Example of semiconductor production in Germany: In the AISSI project, new AI-based approaches are intended to improve production planning for chip manufacturing and make it more competitive. (Image: IM Imagery / Shutterstock.com)

Class instead of mass

Catching up on the technological and systems engineering lead is only conceivable with the greatest effort. "The European semiconductor industry is taking a different approach to asserting itself on the chip market: with top performance in a niche market. The production of highly specialized and customer-specific microchips for complex technical applications is a European specialty," explains Dr. Andrej Gisbrecht from Robert Bosch GmbH. "Such special orders in small quantities generate an immense planning effort in the production processes of the chip factories. Depending on which material, which systems and work steps or how many personnel are used, there are very large differences in production performance. If you plan inefficiently, you don't make full use of the available resources and therefore produce less," continues Gisbrecht. This is why every professional production facility has experts for the comprehensive planning of all production parameters, who define the short and medium-term work plan in a so-called schedule - with the aim of achieving high productivity (i.e. high output) while meeting the promised delivery dates (high level of service for customers).

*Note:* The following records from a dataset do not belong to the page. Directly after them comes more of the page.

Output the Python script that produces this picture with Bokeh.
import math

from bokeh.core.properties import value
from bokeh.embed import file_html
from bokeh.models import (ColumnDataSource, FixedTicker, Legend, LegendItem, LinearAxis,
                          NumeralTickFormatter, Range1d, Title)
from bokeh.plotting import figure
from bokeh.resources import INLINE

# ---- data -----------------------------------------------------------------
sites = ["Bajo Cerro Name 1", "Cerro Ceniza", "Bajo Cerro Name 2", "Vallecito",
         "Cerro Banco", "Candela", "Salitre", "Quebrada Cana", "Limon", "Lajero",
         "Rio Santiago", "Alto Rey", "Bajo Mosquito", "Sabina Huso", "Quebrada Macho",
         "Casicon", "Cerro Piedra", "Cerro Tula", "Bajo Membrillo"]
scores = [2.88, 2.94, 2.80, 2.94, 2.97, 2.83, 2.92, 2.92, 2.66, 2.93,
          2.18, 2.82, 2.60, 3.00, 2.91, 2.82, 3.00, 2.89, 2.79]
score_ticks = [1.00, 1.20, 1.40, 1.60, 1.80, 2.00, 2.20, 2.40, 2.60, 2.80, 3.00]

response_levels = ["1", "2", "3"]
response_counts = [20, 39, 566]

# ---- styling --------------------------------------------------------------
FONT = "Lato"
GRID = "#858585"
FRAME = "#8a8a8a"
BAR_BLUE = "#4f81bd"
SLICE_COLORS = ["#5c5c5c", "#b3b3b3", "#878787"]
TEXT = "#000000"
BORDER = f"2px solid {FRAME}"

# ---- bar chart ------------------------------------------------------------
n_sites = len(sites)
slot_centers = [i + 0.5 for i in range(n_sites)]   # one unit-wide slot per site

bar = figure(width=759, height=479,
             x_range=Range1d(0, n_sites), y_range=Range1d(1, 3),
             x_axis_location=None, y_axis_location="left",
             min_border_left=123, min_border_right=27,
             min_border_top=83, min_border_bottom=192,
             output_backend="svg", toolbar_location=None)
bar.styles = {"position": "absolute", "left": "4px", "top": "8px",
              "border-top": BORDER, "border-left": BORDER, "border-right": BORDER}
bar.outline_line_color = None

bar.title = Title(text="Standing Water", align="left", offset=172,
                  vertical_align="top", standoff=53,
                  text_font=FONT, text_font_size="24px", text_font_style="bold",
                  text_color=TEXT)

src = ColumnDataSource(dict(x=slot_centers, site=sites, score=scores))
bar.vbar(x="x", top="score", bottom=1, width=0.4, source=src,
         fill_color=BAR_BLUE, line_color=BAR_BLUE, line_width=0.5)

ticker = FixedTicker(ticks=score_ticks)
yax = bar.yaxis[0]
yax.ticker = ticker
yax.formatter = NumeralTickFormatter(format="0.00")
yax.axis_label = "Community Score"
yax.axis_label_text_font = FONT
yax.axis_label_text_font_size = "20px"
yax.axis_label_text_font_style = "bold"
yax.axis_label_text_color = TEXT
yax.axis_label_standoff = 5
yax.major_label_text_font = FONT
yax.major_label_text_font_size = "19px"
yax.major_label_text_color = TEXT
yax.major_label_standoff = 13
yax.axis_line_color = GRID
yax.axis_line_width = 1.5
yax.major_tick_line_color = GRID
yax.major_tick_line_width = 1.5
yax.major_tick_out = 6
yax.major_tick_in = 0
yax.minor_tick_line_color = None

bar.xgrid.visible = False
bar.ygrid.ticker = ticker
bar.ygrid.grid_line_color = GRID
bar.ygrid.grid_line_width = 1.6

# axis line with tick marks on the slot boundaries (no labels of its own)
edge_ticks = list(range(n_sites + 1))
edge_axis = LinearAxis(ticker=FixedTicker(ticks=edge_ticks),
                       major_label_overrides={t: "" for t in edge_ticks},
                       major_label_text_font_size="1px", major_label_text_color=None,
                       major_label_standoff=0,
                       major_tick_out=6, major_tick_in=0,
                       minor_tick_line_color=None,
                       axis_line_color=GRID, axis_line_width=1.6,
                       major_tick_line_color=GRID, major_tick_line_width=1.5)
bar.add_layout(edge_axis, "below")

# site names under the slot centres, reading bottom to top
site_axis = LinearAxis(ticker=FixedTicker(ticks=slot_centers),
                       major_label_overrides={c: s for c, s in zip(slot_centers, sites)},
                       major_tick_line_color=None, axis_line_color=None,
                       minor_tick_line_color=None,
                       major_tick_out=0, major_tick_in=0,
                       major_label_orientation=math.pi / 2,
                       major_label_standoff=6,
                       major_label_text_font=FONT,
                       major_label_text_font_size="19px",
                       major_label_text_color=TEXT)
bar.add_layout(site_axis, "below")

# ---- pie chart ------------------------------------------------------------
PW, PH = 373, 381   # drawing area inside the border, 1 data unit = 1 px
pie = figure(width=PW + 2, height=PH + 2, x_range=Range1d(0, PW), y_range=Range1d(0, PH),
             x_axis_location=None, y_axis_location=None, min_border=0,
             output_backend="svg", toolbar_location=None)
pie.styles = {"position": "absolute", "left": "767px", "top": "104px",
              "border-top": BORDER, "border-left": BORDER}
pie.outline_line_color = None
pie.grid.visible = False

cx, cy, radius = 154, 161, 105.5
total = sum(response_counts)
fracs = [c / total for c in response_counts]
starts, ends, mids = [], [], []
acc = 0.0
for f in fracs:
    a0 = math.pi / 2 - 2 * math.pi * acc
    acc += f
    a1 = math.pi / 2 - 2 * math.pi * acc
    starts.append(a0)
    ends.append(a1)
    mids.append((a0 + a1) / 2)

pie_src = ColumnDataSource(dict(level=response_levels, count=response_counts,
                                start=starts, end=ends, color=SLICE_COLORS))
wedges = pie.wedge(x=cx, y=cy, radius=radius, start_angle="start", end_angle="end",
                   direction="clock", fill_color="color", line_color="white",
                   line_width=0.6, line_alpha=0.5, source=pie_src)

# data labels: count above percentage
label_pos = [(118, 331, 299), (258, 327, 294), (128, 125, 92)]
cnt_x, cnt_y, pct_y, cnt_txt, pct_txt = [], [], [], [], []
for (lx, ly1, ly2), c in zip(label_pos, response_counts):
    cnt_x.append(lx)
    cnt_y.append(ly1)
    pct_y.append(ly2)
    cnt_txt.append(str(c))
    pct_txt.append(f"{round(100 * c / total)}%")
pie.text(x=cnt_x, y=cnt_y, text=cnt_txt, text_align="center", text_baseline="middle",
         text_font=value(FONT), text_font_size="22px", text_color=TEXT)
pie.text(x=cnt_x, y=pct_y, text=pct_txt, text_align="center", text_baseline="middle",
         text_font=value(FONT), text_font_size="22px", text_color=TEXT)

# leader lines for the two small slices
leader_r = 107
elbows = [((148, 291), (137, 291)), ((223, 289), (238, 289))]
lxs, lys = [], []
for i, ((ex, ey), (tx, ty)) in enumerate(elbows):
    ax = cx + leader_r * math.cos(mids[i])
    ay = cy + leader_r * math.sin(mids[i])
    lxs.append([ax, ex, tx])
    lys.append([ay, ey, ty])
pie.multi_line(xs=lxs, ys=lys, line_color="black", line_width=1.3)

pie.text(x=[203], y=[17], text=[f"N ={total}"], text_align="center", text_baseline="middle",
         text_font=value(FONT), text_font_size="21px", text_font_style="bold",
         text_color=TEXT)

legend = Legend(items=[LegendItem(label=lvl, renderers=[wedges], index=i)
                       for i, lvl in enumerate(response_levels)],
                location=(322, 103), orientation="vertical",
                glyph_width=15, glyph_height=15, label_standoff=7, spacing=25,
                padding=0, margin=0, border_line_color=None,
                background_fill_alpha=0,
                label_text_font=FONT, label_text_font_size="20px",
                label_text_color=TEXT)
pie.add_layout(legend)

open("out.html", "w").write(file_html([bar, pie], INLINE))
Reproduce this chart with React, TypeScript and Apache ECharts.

Semiconductor production meets AI

In the AISSI (Autonomous Integrated Scheduling for Semiconductor Industry) project, the project partners around IFL and Bosch have set themselves the task of taking production planning to a higher level with artificial intelligence and thus improving the performance of semiconductor production. Jacobi gives an insight into the project work: "We have developed data and decision models based on deep reinforcement learning (DRL) for the integrated planning of production orders and maintenance activities, which are intended to support the planning experts as a decision-making aid. To do this, we use the data from our partners' real production and map it in a digital twin. This digital fab is currently serving as a simulation environment and training ground for the AI and we are evaluating its performance using various comparative models." To make the AI applicable in a production environment, the project partners are building a scheduling agent - software that receives the current status in production as input and returns a scheduling decision. An initial demonstrator is currently nearing completion.



Close-up of robot processing chips
A disk-shaped wafer passes through the semiconductor factory and is processed several times as a workpiece. After several production steps, the wafer is cut into several thousand small microchips. (Image: IM Imagery / Shutterstock.com)

From data master to decision tree

Manufacturing processes in the semiconductor industry are among the most complex industrial processes: Parallel process sequences with hundreds of processing steps, some of which are repeated, make production planning a decision-making problem. This results in a large number of decision options, which are mapped in the AI-supported scheduling agent in the form of a branched decision tree. The connected branches in the tree-like graph correspond to the possible decision paths. "With the help of the decision tree, we enable our AI model to narrow down the search for the most sensible solution in the overall solution tree. A complete search of the solution space is not possible due to the large number of decision paths. By combining the tree search with artificial neural networks, we obtain a prediction of the area of the search tree in which the schedule can be found with which the output of the entire factory will ultimately be as stable and maximum as possible," says Jacobi, describing the decision-making process.


Step ahead with AI

Jacobi is optimistic about the future: "At the moment, global capacities do not cover the actual demand for chips, but there will come a time when it turns into overproduction. An important point is not simply to produce a lot, but also to produce as efficiently as possible. This peak will determine which manufacturer can offer its chips at the best conditions and the lowest price. Many people do not realize how crucial logistics are in such cases. It is only when there is a hitch in the system, such as during the semiconductor crisis, that it becomes clear how important functioning processes are." With the scheduling agent, the AISSI partners want to offer a logistical tool in the future to make production planning as efficient as possible.